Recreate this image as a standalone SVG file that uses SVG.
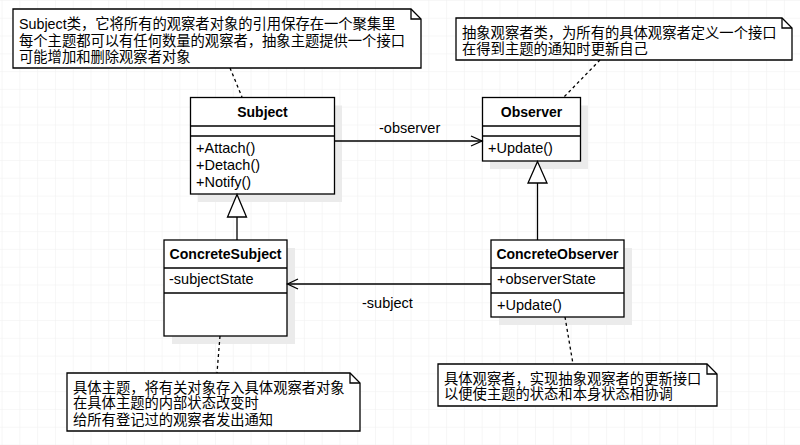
<svg xmlns="http://www.w3.org/2000/svg" width="800" height="445" viewBox="0 0 800 445">
<style>
.box{fill:#fff;stroke:#000;stroke-width:1.3}
.shadow{fill:#ebebeb;stroke:none}
.div{stroke:#000;stroke-width:1.3}
.note{fill:#fff;stroke:#000;stroke-width:1.3}
.fold{fill:none;stroke:#000;stroke-width:1.3}
.t{font-family:"Liberation Sans","Noto Sans CJK SC",Arial,sans-serif;font-size:14.3px;fill:#000}
.b{font-family:"Liberation Sans",Arial,sans-serif;font-size:14px;font-weight:bold;fill:#000}
.m{font-family:"Liberation Sans",Arial,sans-serif;font-size:14.5px;fill:#000}
.line{fill:none;stroke:#000;stroke-width:1.3}
.dash{fill:none;stroke:#000;stroke-width:1.3;stroke-dasharray:3,3}
.tri{fill:#fff;stroke:#000;stroke-width:1.3}
</style>
<defs>
<pattern id="grid" x="1.6" y="0" width="17.78" height="17.78" patternUnits="userSpaceOnUse">
<path d="M0,0H17.78M0,0V17.78" fill="none" stroke="#f0f0f0" stroke-width="1.2"/>
</pattern>
</defs>
<rect x="0" y="0" width="800" height="445" fill="#fff"/>
<rect x="0" y="0" width="800" height="445" fill="url(#grid)"/>

<g id="note-subject">
<path class="note" d="M13,9H411L421,19V68H13Z"/>
<path class="fold" d="M411,9V19H421"/>
<text class="t" x="19" y="29">Subject类，它将所有的观察者对象的引用保存在一个聚集里</text>
<text class="t" x="19" y="45.5">每个主题都可以有任何数量的观察者，抽象主题提供一个接口</text>
<text class="t" x="19" y="61.5">可能增加和删除观察者对象</text>
</g>

<g id="note-observer">
<path class="note" d="M456,18H782L792,28V60H456Z"/>
<path class="fold" d="M782,18V28H792"/>
<text class="t" x="462" y="38">抽象观察者类，为所有的具体观察者定义一个接口</text>
<text class="t" x="462" y="53.5">在得到主题的通知时更新自己</text>
</g>

<g id="note-concretesubject">
<path class="note" d="M67,373H350L360,383V431H67Z"/>
<path class="fold" d="M350,373V383H360"/>
<text class="t" x="73" y="392.5">具体主题，将有关对象存入具体观察者对象</text>
<text class="t" x="73" y="408">在具体主题的内部状态改变时</text>
<text class="t" x="73" y="424.5">给所有登记过的观察者发出通知</text>
</g>

<g id="note-concreteobserver">
<path class="note" d="M438,364H707L717,374V406H438Z"/>
<path class="fold" d="M707,364V374H717"/>
<text class="t" x="444" y="383.5">具体观察者，实现抽象观察者的更新接口</text>
<text class="t" x="444" y="399">以便使主题的状态和本身状态相协调</text>
</g>

<g id="subject">
<rect class="shadow" x="198" y="105.5" width="144" height="96.5"/>
<rect class="box" x="190.5" y="97.5" width="144" height="96.5"/>
<line class="div" x1="190.5" y1="126" x2="334.5" y2="126"/>
<line class="div" x1="190.5" y1="136" x2="334.5" y2="136"/>
<text class="b" x="262.5" y="117" text-anchor="middle">Subject</text>
<text class="m" x="196" y="153">+Attach()</text>
<text class="m" x="196" y="170">+Detach()</text>
<text class="m" x="196" y="187">+Notify()</text>
</g>

<g id="observer">
<rect class="shadow" x="490" y="105.5" width="98" height="63.5"/>
<rect class="box" x="482.5" y="97.5" width="98" height="63.5"/>
<line class="div" x1="482.5" y1="126" x2="580.5" y2="126"/>
<line class="div" x1="482.5" y1="136" x2="580.5" y2="136"/>
<text class="b" x="531.5" y="117" text-anchor="middle">Observer</text>
<text class="m" x="488" y="153">+Update()</text>
</g>

<g id="concretesubject">
<rect class="shadow" x="172" y="248" width="123" height="96"/>
<rect class="box" x="164" y="240" width="123" height="96"/>
<line class="div" x1="164" y1="268" x2="287" y2="268"/>
<line class="div" x1="164" y1="293" x2="287" y2="293"/>
<text class="b" x="225.5" y="259" text-anchor="middle" textLength="112" lengthAdjust="spacingAndGlyphs">ConcreteSubject</text>
<text class="m" x="169" y="284">-subjectState</text>
</g>

<g id="concreteobserver">
<rect class="shadow" x="499" y="248" width="133" height="77"/>
<rect class="box" x="491" y="240" width="133" height="77"/>
<line class="div" x1="491" y1="268" x2="624" y2="268"/>
<line class="div" x1="491" y1="293" x2="624" y2="293"/>
<text class="b" x="557.5" y="259" text-anchor="middle">ConcreteObserver</text>
<text class="m" x="497" y="284">+observerState</text>
<text class="m" x="497" y="310">+Update()</text>
</g>

<g id="connectors">
<line class="dash" x1="230" y1="68" x2="242" y2="97"/>
<line class="dash" x1="600" y1="60" x2="564" y2="97"/>
<line class="dash" x1="220" y1="336" x2="217" y2="373"/>
<line class="dash" x1="565" y1="317" x2="573" y2="364"/>
<line class="line" x1="334.5" y1="141" x2="482" y2="141"/>
<polyline class="line" points="471,136 482,141 471,146"/>
<text class="m" x="379" y="133">-observer</text>
<line class="line" x1="491" y1="284" x2="287.5" y2="284"/>
<polyline class="line" points="298,279 287.5,284 298,289"/>
<text class="m" x="362" y="308">-subject</text>
<line class="line" x1="237" y1="240" x2="237" y2="217"/>
<polygon class="tri" points="237,194.5 227.5,217 246.5,217"/>
<line class="line" x1="537.5" y1="240" x2="537.5" y2="183"/>
<polygon class="tri" points="537.5,161.5 528,183 547,183"/>
</g>
</svg>
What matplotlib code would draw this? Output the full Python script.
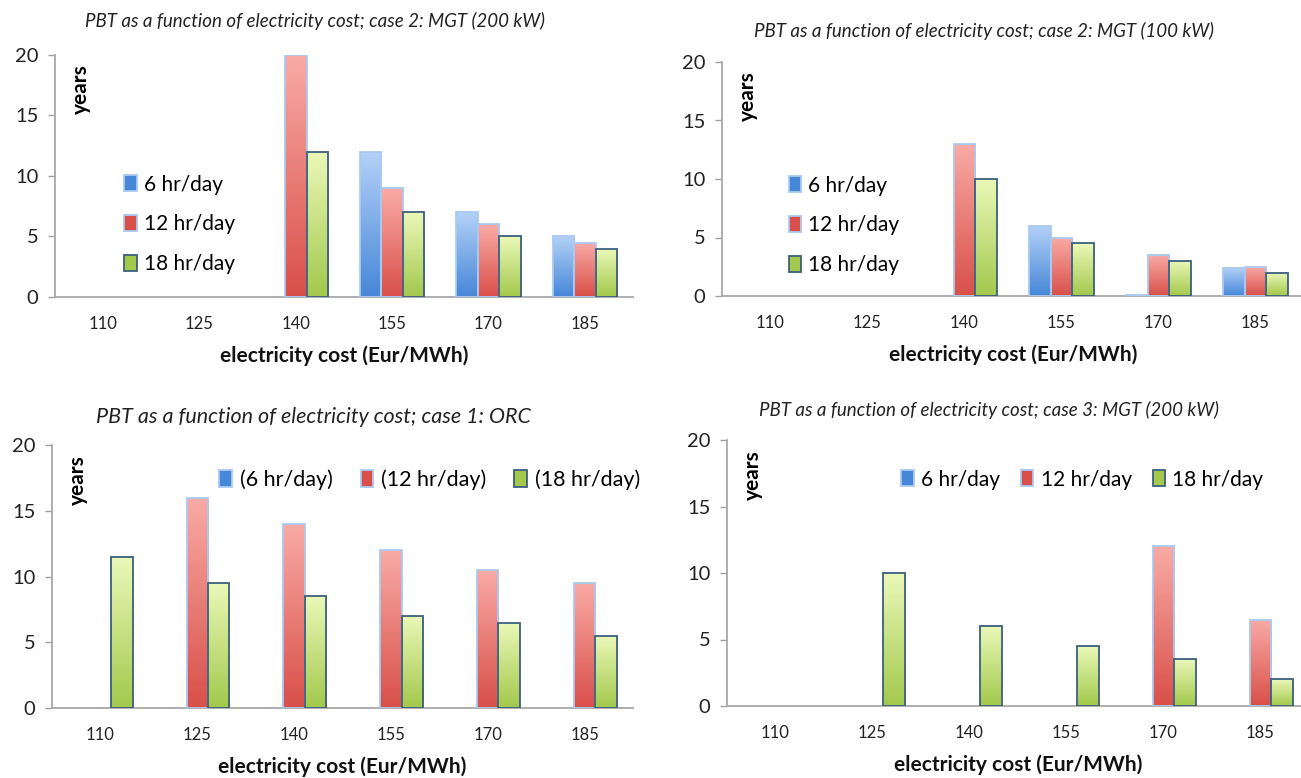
import numpy as np
import matplotlib
matplotlib.use('Agg')
import matplotlib.pyplot as plt
from matplotlib.patches import Patch
from matplotlib.colors import LinearSegmentedColormap

plt.rcParams['font.family'] = ['Lato', 'DejaVu Sans']

# electricity cost categories (Eur/MWh)
costs = ['110', '125', '140', '155', '170', '185']

# payback time in years, one list per operating regime
mgt200_6h = [0, 0, 0, 12, 7, 5]
mgt200_12h = [0, 0, 20, 9, 6, 4.5]
mgt200_18h = [0, 0, 12, 7, 5, 4]

mgt100_6h = [0, 0, 0, 6, 0.1, 2.4]
mgt100_12h = [0, 0, 13, 5, 3.5, 2.5]
mgt100_18h = [0, 0, 10, 4.5, 3, 2]

orc_6h = [0, 0, 0, 0, 0, 0]
orc_12h = [0, 16, 14, 12, 10.5, 9.5]
orc_18h = [11.5, 9.5, 8.5, 7, 6.5, 5.5]

c3_6h = [0, 0, 0, 0, 0, 0]
c3_12h = [0, 0, 0, 0, 12, 6.5]
c3_18h = [0, 10, 6, 4.5, 3.5, 2]

# bar styles: (top colour, bottom colour, edge colour)
styles = [('#b3d1f7', '#4787d8', '#a9c9f2'),
          ('#f9aaa5', '#d9504a', '#a9c9f2'),
          ('#eaf8b8', '#a3c94c', '#3b5f7e')]

W = 1301
H = 778


def gradient_bars(ax, x, vals, style):
    top, bottom, edge = style
    cmap = LinearSegmentedColormap.from_list('g', [bottom, top])
    grad = np.linspace(0, 1, 64).reshape(-1, 1)
    lw = [1.3 if v > 0 else 0 for v in vals]
    bars = ax.bar(x, vals, width=0.222, facecolor='none', edgecolor=edge,
                  linewidth=lw, zorder=3)
    for b in bars:
        h = b.get_height()
        if h <= 0:
            continue
        x0 = b.get_x()
        im = ax.imshow(grad, cmap=cmap, origin='lower', aspect='auto',
                       extent=(x0, x0 + b.get_width(), 0, h), zorder=2)
        im.set_clip_path(b)
    return bars


def panel(rect, title, series, labels, tsize, tpad, legend_kw):
    l, t, r, b = rect
    ax = fig.add_axes([l / W, 1 - b / H, (r - l) / W, (b - t) / H])
    x = np.arange(len(costs))
    for k, vals in enumerate(series):
        gradient_bars(ax, x + (k - 1) * 0.222, vals, styles[k])
    ax.set_xlim(-0.5, 5.5)
    ax.set_ylim(0, 20)
    ax.set_yticks([0, 5, 10, 15, 20])
    ax.set_xticks(x)
    ax.set_xticklabels(costs, fontsize=12, color='#222222')
    ax.tick_params(axis='x', length=0, pad=14)
    ax.tick_params(axis='y', length=5, width=1, color='#a0a0a0',
                   labelsize=14.5, pad=7, labelcolor='#222222')
    for s in ['top', 'right']:
        ax.spines[s].set_visible(False)
    for s in ['left', 'bottom']:
        ax.spines[s].set_color('#a8a8a8')
        ax.spines[s].set_linewidth(1.3)
    ax.set_xlabel('electricity cost (Eur/MWh)', fontsize=15,
                  fontweight='bold', labelpad=9, color='#111111')
    ax.set_title(title, fontsize=tsize, style='italic', pad=tpad,
                 color='#222222', x=0.45)
    ax.text(0.045, 0.96, 'years', transform=ax.transAxes, rotation=90,
            ha='center', va='top', fontsize=15, fontweight='bold')
    handles = [Patch(facecolor=st[1], edgecolor=st[2], linewidth=1.3)
               for st in styles]
    ax.legend(handles, labels, frameon=False, handlelength=0.6,
              handleheight=0.8, handletextpad=0.35,
              borderaxespad=0, **legend_kw)
    return ax


fig = plt.figure(figsize=(W / 100, H / 100), dpi=100)

hrs = ['6 hr/day', '12 hr/day', '18 hr/day']
hrs_par = ['(6 hr/day)', '(12 hr/day)', '(18 hr/day)']

panel((55, 55, 633, 297), 'PBT as a function of electricity cost; case 2: MGT (200 kW)',
      [mgt200_6h, mgt200_12h, mgt200_18h], hrs, 13.5, 20,
      dict(loc='upper left', bbox_to_anchor=(0.105, 0.54), labelspacing=0.95,
           fontsize=15))
panel((722, 62, 1304, 296), 'PBT as a function of electricity cost; case 2: MGT (100 kW)',
      [mgt100_6h, mgt100_12h, mgt100_18h], hrs, 13.5, 18,
      dict(loc='upper left', bbox_to_anchor=(0.1, 0.55), labelspacing=0.95,
           fontsize=15))
panel((52, 445, 633, 708), 'PBT as a function of electricity cost; case 1: ORC',
      [orc_6h, orc_12h, orc_18h], hrs_par, 15.5, 16,
      dict(loc='upper left', bbox_to_anchor=(0.273, 0.94), ncol=3,
           columnspacing=1.3, fontsize=15.5))
panel((727, 440, 1309, 706), 'PBT as a function of electricity cost; case 3: MGT (200 kW)',
      [c3_6h, c3_12h, c3_18h], hrs, 13.5, 17,
      dict(loc='upper left', bbox_to_anchor=(0.285, 0.92), ncol=3,
           columnspacing=1.0, fontsize=15))

fig.savefig('out.png', dpi=100)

+-------+

* **INSTRUCTIONS TO FOLLOW**
Return a copy of every line that includes the word "matplotlib".

* **EXPECTED OUTPUT**
What matplotlib code would draw this? Output the full Python script.
import matplotlib
matplotlib.use('Agg')
import matplotlib.pyplot as plt
from matplotlib.patches import Patch
from matplotlib.colors import LinearSegmentedColormap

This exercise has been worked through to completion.